This volume seeks to advance the conceptualization and definition of the field of Iberian and Latin American Transatlantic Studies with three goals in mind: to discuss its function within our pedagogical practices, to lay out its research methodologies, and to explain its theoretical underpinnings. One central aim of Transatlantic Studies: Latin America, Iberia, and Africa is to make the case for an understanding of transatlantic cultural history over the last two centuries that transcends national and linguistic boundaries, as well as traditional academic configurations, focusing instead on the continuities and fractures between Latin America, the Iberian Peninsula, and Spanish- and Portuguese-speaking Africa.

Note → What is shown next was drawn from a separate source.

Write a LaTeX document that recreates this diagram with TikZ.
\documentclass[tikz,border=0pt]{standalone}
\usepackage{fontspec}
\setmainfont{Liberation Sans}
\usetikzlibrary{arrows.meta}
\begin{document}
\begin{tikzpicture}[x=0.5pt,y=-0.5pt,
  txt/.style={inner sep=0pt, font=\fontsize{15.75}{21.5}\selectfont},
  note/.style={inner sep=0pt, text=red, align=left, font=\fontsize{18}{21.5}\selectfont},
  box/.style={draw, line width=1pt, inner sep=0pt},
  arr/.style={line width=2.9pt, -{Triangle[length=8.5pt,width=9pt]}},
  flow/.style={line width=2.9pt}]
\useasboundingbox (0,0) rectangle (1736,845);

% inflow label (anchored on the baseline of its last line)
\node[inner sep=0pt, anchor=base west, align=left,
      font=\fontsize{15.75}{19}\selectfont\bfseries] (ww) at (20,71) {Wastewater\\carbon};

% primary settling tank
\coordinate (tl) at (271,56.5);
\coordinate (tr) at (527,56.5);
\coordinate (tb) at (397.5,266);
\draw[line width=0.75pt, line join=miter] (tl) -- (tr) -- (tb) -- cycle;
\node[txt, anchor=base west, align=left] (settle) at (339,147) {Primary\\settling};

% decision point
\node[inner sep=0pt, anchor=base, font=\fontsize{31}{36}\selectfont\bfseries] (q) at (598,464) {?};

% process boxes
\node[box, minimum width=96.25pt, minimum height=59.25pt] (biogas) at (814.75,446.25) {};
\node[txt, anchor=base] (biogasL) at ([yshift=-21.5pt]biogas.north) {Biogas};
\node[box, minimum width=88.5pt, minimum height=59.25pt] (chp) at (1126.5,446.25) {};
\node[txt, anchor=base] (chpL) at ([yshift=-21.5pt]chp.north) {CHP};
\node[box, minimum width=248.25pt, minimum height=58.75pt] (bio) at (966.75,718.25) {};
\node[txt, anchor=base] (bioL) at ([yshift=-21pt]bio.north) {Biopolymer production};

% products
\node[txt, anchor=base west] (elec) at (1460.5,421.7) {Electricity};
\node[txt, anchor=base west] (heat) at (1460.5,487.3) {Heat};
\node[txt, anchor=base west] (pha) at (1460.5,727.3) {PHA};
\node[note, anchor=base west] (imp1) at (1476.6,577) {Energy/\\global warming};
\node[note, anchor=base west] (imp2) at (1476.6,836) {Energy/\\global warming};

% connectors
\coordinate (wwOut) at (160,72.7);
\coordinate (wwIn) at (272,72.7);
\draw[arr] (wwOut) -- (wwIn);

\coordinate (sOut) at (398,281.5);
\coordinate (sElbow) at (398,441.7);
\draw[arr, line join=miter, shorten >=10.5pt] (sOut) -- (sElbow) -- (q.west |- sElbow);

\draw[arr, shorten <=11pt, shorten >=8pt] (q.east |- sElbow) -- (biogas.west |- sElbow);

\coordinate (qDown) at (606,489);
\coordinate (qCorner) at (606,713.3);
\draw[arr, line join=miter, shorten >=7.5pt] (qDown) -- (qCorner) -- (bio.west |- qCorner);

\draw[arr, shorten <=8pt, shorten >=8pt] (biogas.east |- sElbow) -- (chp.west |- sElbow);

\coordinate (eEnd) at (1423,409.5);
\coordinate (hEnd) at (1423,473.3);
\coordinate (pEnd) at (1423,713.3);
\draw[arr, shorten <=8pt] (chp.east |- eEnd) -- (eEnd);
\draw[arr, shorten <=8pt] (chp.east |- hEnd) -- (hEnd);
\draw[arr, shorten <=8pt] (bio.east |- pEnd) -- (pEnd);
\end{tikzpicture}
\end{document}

We have decided to limit the scope of this volume to the postcolonial period, that is, the nineteenth, twentieth, and twenty-first centuries, in part due to the extensive transatlantic research that has already been done on the colonial period—including the comprehensive collection Theorising the Ibero-American Atlantic edited by Harald E. Braun and Lisa Vollendorf (2013)— but also to the epochal trends and patterns that can be ascertained around the Atlantic rim from the time of the first modern revolutions (1776–1821). The 35 essays comprising the present volume are geared towards an audience of undergraduate and graduate students, as well as faculty colleagues who teach transatlantically oriented courses, and they cover nearly every decade in the last two centuries: from the Napoleonic invasion of the Iberian Peninsula in the spring of 1808 and the subsequent movements of Latin American independence, through the transatlantic avant-garde, to current migration movements between Latin America, Africa, and the former Iberian metropoles. While each essay addresses a specific topic, our contributors also open up new questions for discussion and research, point to further readings, and suggest specific primary sources that can be used in the classroom.

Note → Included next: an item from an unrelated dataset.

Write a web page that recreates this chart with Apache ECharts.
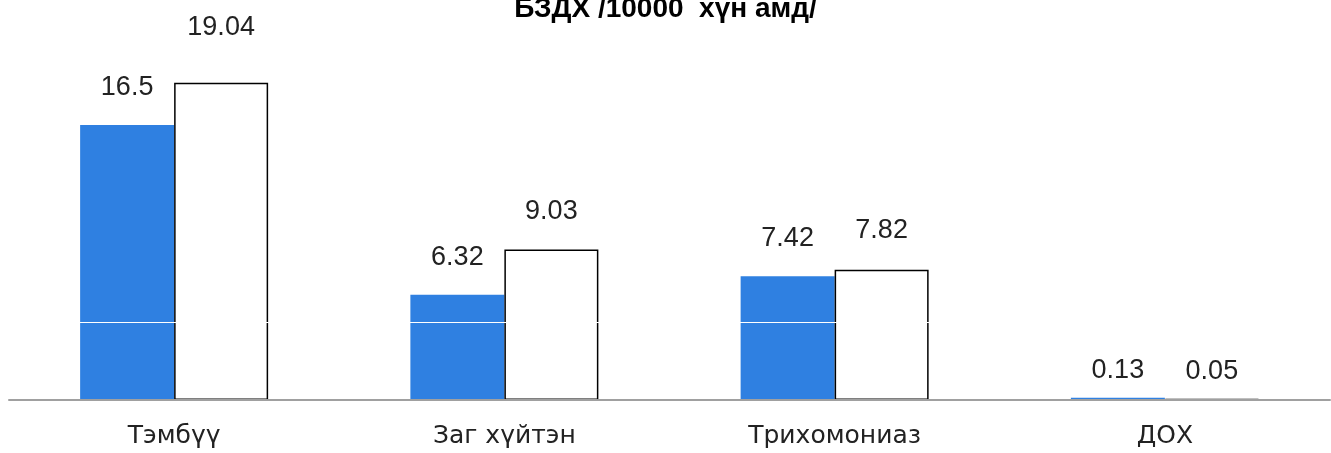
<!DOCTYPE html>
<html>
<head>
<meta charset="utf-8">
<script src="https://cdn.jsdelivr.net/npm/echarts@6/dist/echarts.min.js"></script>
<style>
html,body{margin:0;padding:0;background:#fff;}
#chart{width:1331px;height:453px;}
</style>
</head>
<body>
<div id="chart"></div>
<script>
const titleText = 'БЗДХ /10000  хүн амд/';
const categories = ['Тэмбүү', 'Заг хүйтэн', 'Трихомониаз', 'ДОХ'];
const seriesA = [16.5, 6.32, 7.42, 0.13];
const seriesB = [19.04, 9.03, 7.82, 0.05];
const whiteLineValue = 4.66;

const chart = echarts.init(document.getElementById('chart'));
const labelStyle = {
  show: true,
  position: 'top',
  distance: 24,
  fontFamily: 'Liberation Sans',
  fontSize: 27,
  color: '#222'
};
// label distances tuned to the reference layout (per category)
const distA = [24, 24, 24, 14];
const distB = [42, 24, 26, 14];
chart.setOption({
  animation: false,
  backgroundColor: '#fff',
  title: {
    text: titleText,
    left: 'center',
    top: -10,
    textStyle: {fontFamily: 'Liberation Sans', fontWeight: 'bold', fontSize: 28, color: '#000'}
  },
  grid: {left: 9, right: 1, top: 0, bottom: 53},
  xAxis: {
    type: 'category',
    data: categories,
    axisLine: {show: true, lineStyle: {color: '#a0a0a0', width: 2}},
    axisTick: {show: false},
    axisLabel: {margin: 24, fontFamily: 'DejaVu Sans', fontSize: 25, color: '#222'},
    z: 10
  },
  yAxis: {
    type: 'value',
    min: 0,
    max: 24,
    show: false,
    splitLine: {show: false}
  },
  series: [
    {
      type: 'bar',
      data: seriesA.map((v, i) => ({value: v, label: {distance: distA[i]}})),
      barWidth: 94,
      barGap: '0%',
      itemStyle: {color: '#2f80e1'},
      label: labelStyle,
      markLine: {
        silent: true,
        symbol: 'none',
        label: {show: false},
        lineStyle: {color: '#fff', width: 1, type: 'solid'},
        data: [{yAxis: whiteLineValue}],
        z: 20
      }
    },
    {
      type: 'bar',
      data: seriesB.map((v, i) => ({value: v, label: {distance: distB[i]}})),
      barWidth: 94,
      barGap: '0%',
      itemStyle: {color: '#fff', borderColor: '#000', borderWidth: 1.5},
      label: labelStyle
    }
  ]
});
</script>
</body>
</html>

Across the United States, an ever-increasing number of academic departments are incorporating Transatlantic Studies as a critical and productive approach to the fields of Latin American, Iberian, and Spanish and Lusophone African literary and cultural studies. A number of US-based university departments of Spanish and Portuguese have come to embrace Transatlantic Studies in their graduate programs as well. These include the University of South Carolina, University of Southern California (Dornsife), University of California, Los Angeles (UCLA), University of Southern Florida, University of California, San Diego, the Ohio State University, Georgetown University, New York University, University of Oregon, and Brown University.